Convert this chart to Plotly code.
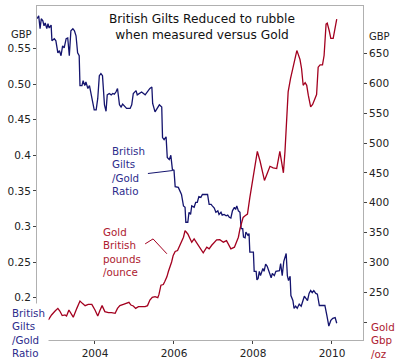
import plotly.graph_objects as go

# ---- data (decimal years) ----
ratio_years = [2002.53, 2002.575, 2002.61, 2002.64, 2002.68, 2002.71, 2002.74, 2002.78, 2002.81, 2002.84,
               2002.89, 2002.91, 2002.97, 2003.01, 2003.06, 2003.10, 2003.14, 2003.18, 2003.22, 2003.27,
               2003.31, 2003.35, 2003.39, 2003.44, 2003.48, 2003.52, 2003.56, 2003.60, 2003.62, 2003.67,
               2003.70, 2003.74, 2003.77, 2003.82, 2003.86, 2003.90, 2003.94, 2003.98, 2004.03, 2004.07,
               2004.11, 2004.15, 2004.19, 2004.24, 2004.28, 2004.31, 2004.36, 2004.41, 2004.45, 2004.49,
               2004.53, 2004.57, 2004.62, 2004.66, 2004.70, 2004.74, 2004.80, 2004.89, 2004.93, 2004.97,
               2005.04, 2005.07, 2005.14, 2005.18, 2005.27, 2005.32, 2005.39, 2005.44, 2005.46, 2005.52,
               2005.56, 2005.63, 2005.69, 2005.71, 2005.75, 2005.80, 2005.83, 2005.88, 2005.92, 2005.96,
               2006.00, 2006.03, 2006.11, 2006.15, 2006.19, 2006.24, 2006.28, 2006.30, 2006.35, 2006.38,
               2006.42, 2006.45, 2006.51, 2006.55, 2006.59, 2006.63, 2006.68, 2006.72, 2006.85, 2006.89,
               2006.94, 2006.97, 2007.02, 2007.06, 2007.11, 2007.14, 2007.19, 2007.22, 2007.27, 2007.32,
               2007.36, 2007.40, 2007.44, 2007.48, 2007.53, 2007.56, 2007.59, 2007.63, 2007.67, 2007.70,
               2007.74, 2007.76, 2007.80, 2007.82, 2007.87, 2007.90, 2007.92, 2008.01, 2008.03, 2008.08,
               2008.10, 2008.13, 2008.16, 2008.19, 2008.25, 2008.28, 2008.32, 2008.36, 2008.41, 2008.46,
               2008.49, 2008.54, 2008.58, 2008.67, 2008.70, 2008.74, 2008.78, 2008.84, 2008.87, 2008.90,
               2008.94, 2008.96, 2009.01, 2009.04, 2009.08, 2009.12, 2009.17, 2009.22, 2009.26, 2009.30,
               2009.34, 2009.38, 2009.42, 2009.46, 2009.50, 2009.54, 2009.59, 2009.63, 2009.68, 2009.74,
               2009.82, 2009.87, 2009.90, 2009.92, 2009.97, 2010.02, 2010.08, 2010.12]
ratio_values = [0.592, 0.596, 0.578, 0.592, 0.589, 0.582, 0.586, 0.578, 0.585, 0.579,
                0.583, 0.561, 0.564, 0.561, 0.544, 0.547, 0.540, 0.554, 0.551, 0.564,
                0.565, 0.540, 0.575, 0.578, 0.575, 0.568, 0.544, 0.540, 0.498, 0.498,
                0.505, 0.498, 0.503, 0.494, 0.498, 0.487, 0.475, 0.464, 0.464, 0.480,
                0.512, 0.515, 0.512, 0.471, 0.462, 0.485, 0.487, 0.485, 0.487, 0.486,
                0.489, 0.494, 0.471, 0.468, 0.472, 0.469, 0.466, 0.466, 0.471, 0.487,
                0.491, 0.485, 0.487, 0.489, 0.485, 0.489, 0.494, 0.496, 0.473, 0.461,
                0.464, 0.471, 0.468, 0.425, 0.422, 0.426, 0.397, 0.394, 0.400, 0.380,
                0.379, 0.356, 0.355, 0.349, 0.345, 0.329, 0.327, 0.306, 0.306, 0.320,
                0.317, 0.329, 0.327, 0.334, 0.334, 0.342, 0.341, 0.345, 0.345, 0.331,
                0.331, 0.329, 0.326, 0.320, 0.322, 0.317, 0.320, 0.316, 0.317, 0.315,
                0.316, 0.313, 0.312, 0.322, 0.327, 0.324, 0.329, 0.322, 0.320, 0.297,
                0.297, 0.285, 0.284, 0.292, 0.288, 0.290, 0.264, 0.264, 0.237, 0.237,
                0.225, 0.227, 0.237, 0.231, 0.241, 0.237, 0.247, 0.244, 0.237, 0.228,
                0.234, 0.231, 0.237, 0.238, 0.248, 0.231, 0.251, 0.262, 0.231, 0.224,
                0.230, 0.203, 0.196, 0.185, 0.188, 0.185, 0.191, 0.188, 0.195, 0.202,
                0.199, 0.196, 0.206, 0.210, 0.207, 0.210, 0.206, 0.205, 0.189, 0.189,
                0.189, 0.175, 0.167, 0.160, 0.168, 0.171, 0.172, 0.164]

gold_years = [2002.82, 2002.90, 2002.99, 2003.06, 2003.11, 2003.17, 2003.24, 2003.28, 2003.34, 2003.41,
              2003.45, 2003.54, 2003.62, 2003.68, 2003.75, 2003.83, 2003.92, 2004.00, 2004.07, 2004.13,
              2004.18, 2004.25, 2004.34, 2004.42, 2004.51, 2004.57, 2004.63, 2004.72, 2004.80, 2004.86,
              2004.91, 2004.97, 2005.03, 2005.10, 2005.18, 2005.27, 2005.33, 2005.39, 2005.45, 2005.52,
              2005.59, 2005.62, 2005.67, 2005.73, 2005.77, 2005.82, 2005.86, 2005.90, 2005.94, 2005.98,
              2006.03, 2006.09, 2006.13, 2006.19, 2006.24, 2006.28, 2006.35, 2006.41, 2006.45, 2006.51,
              2006.62, 2006.70, 2006.74, 2006.83, 2006.89, 2006.95, 2007.04, 2007.08, 2007.16, 2007.25,
              2007.33, 2007.39, 2007.44, 2007.53, 2007.59, 2007.63, 2007.67, 2007.71, 2007.75, 2007.80,
              2007.86, 2007.92, 2007.99, 2008.05, 2008.11, 2008.18, 2008.25, 2008.29, 2008.35, 2008.43,
              2008.51, 2008.60, 2008.68, 2008.72, 2008.77, 2008.81, 2008.85, 2008.89, 2008.95, 2009.01,
              2009.05, 2009.11, 2009.15, 2009.19, 2009.23, 2009.27, 2009.32, 2009.36, 2009.40, 2009.46,
              2009.51, 2009.57, 2009.61, 2009.65, 2009.70, 2009.76, 2009.80, 2009.85, 2009.88, 2009.93,
              2009.97, 2010.03, 2010.08, 2010.12]
gold_values = [203.7, 212.0, 218.6, 223.0, 218.6, 211.0, 212.0, 210.3, 220.3, 212.0,
               208.2, 223.0, 235.2, 231.4, 227.6, 229.8, 229.8, 220.3, 210.3, 220.3,
               227.6, 217.6, 216.0, 216.0, 214.8, 223.0, 227.6, 229.8, 231.4, 233.1,
               228.6, 227.0, 223.0, 225.9, 225.9, 225.9, 227.6, 236.9, 241.4, 242.6,
               240.9, 246.4, 261.8, 263.0, 268.5, 275.8, 285.1, 292.4, 300.7, 311.7,
               318.3, 320.0, 325.6, 333.9, 342.2, 353.2, 347.7, 339.4, 333.9, 339.4,
               328.3, 320.0, 316.1, 325.6, 322.8, 328.3, 333.9, 337.7, 338.2, 333.9,
               336.6, 329.4, 322.8, 325.6, 333.9, 342.2, 356.0, 364.3, 375.4, 378.1,
               380.9, 408.7, 436.2, 464.0, 486.1, 469.5, 450.2, 437.4, 447.4, 461.1,
               458.5, 457.3, 486.1, 469.5, 450.2, 486.1, 538.7, 585.7, 608.0, 627.2,
               641.2, 655.0, 647.8, 640.0, 624.6, 596.8, 601.3, 596.8, 580.2, 560.8,
               564.8, 574.8, 581.4, 627.2, 631.2, 631.2, 646.7, 699.3, 701.0, 688.2,
               675.4, 675.4, 693.7, 707.6]

x_ticks = [2004, 2006, 2008, 2010]
x_tick_labels = ["2004", "2006", "2008", "2010"]
left_ticks = [0.2, 0.25, 0.3, 0.35, 0.4, 0.45, 0.50, 0.55]
left_tick_labels = ["0.2", "0.25", "0.3", "0.35", "0.4", "0.45", "0.50", "0.55"]
right_ticks = [200, 250, 300, 350, 400, 450, 500, 550, 600, 650]
right_tick_labels = ["", "250", "300", "350", "400", "450", "500", "550", "600", "650"]

BLUE_LINE = "#14146e"
BLUE_TEXT = "#2c2c8c"
RED_LINE = "#a3001f"
RED_TEXT = "#ad1a30"
FONT = "DejaVu Sans"
AX = "#b0b0b0"

fig = go.Figure()
fig.add_trace(go.Scatter(x=ratio_years, y=ratio_values, mode="lines",
                         line=dict(color=BLUE_LINE, width=1.3), yaxis="y", hoverinfo="skip"))
fig.add_trace(go.Scatter(x=gold_years, y=gold_values, mode="lines",
                         line=dict(color=RED_LINE, width=1.3), yaxis="y2", hoverinfo="skip"))

axis_common = dict(showgrid=False, zeroline=False, showline=True, linecolor=AX, linewidth=1,
                   ticks="outside", ticklen=3, tickcolor="#444",
                   tickfont=dict(family=FONT, size=10.5, color="#222"))

fig.update_layout(
    width=402, height=364,
    margin=dict(l=37, r=39, t=5, b=22),
    paper_bgcolor="white", plot_bgcolor="white",
    showlegend=False,
    font=dict(family=FONT),
    xaxis=dict(range=[2002.532, 2010.785], tickvals=x_ticks, ticktext=x_tick_labels,
               mirror=True, **axis_common),
    yaxis=dict(range=[0.1405, 0.6099], tickvals=left_ticks, ticktext=left_tick_labels,
               **axis_common),
    yaxis2=dict(range=[170, 729.7], tickvals=right_ticks, ticktext=right_tick_labels,
                overlaying="y", side="right", **axis_common),
)

# connector lines
fig.add_shape(type="line", xref="x", yref="y", x0=2005.34, y0=0.3745, x1=2005.97, y1=0.3787,
              line=dict(color=BLUE_LINE, width=1))
fig.add_shape(type="path", xref="x", yref="y2",
              path="M 2005.27 331.1 L 2005.47 339.4 L 2005.82 314.5",
              line=dict(color=RED_LINE, width=1))

def note(text, x, y, color, size=10.5, xanchor="left", bg=None, align="left", pad=1):
    fig.add_annotation(text=text, xref="paper", yref="paper", x=x, y=y, showarrow=False,
                       xanchor=xanchor, yanchor="middle", align=align,
                       font=dict(family=FONT, size=size, color=color),
                       bgcolor=bg, borderpad=pad)

def px_x(p):
    return (p - 37) / 326.0

def px_y(p):
    return (342 - p) / 337.0

note("British Gilts Reduced to rubble<br>when measured versus Gold", px_x(202), px_y(26), "#111",
     size=12.2, xanchor="center", align="center")
note("British<br>Gilts<br>/Gold<br>Ratio", px_x(110), px_y(171), BLUE_TEXT, size=10.3)
note("Gold<br>British<br>pounds<br>/ounce", px_x(101), px_y(253), RED_TEXT, size=10.3)
note("British<br>Gilts<br>/Gold<br>Ratio", px_x(8), px_y(335), BLUE_TEXT, size=10.3, bg="white", pad=3)
note("Gold<br>Gbp<br>/oz", px_x(369), px_y(343), RED_TEXT, size=10.3, bg="white", pad=1)
note("GBP", px_x(9), px_y(34), "#222", size=10)
note("GBP", px_x(367), px_y(36), "#222", size=10)

fig.write_html("out.html", config={"displayModeBar": False},
               post_script="document.body.style.margin='0';document.body.style.overflow='hidden';")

**What to do**
Please extract exactly the lines of the data, from the first through the line containing "import plotly.graph_objects as go", and add no pictures to the copy.

**Expected answer**
Convert this chart to Plotly code.
import plotly.graph_objects as go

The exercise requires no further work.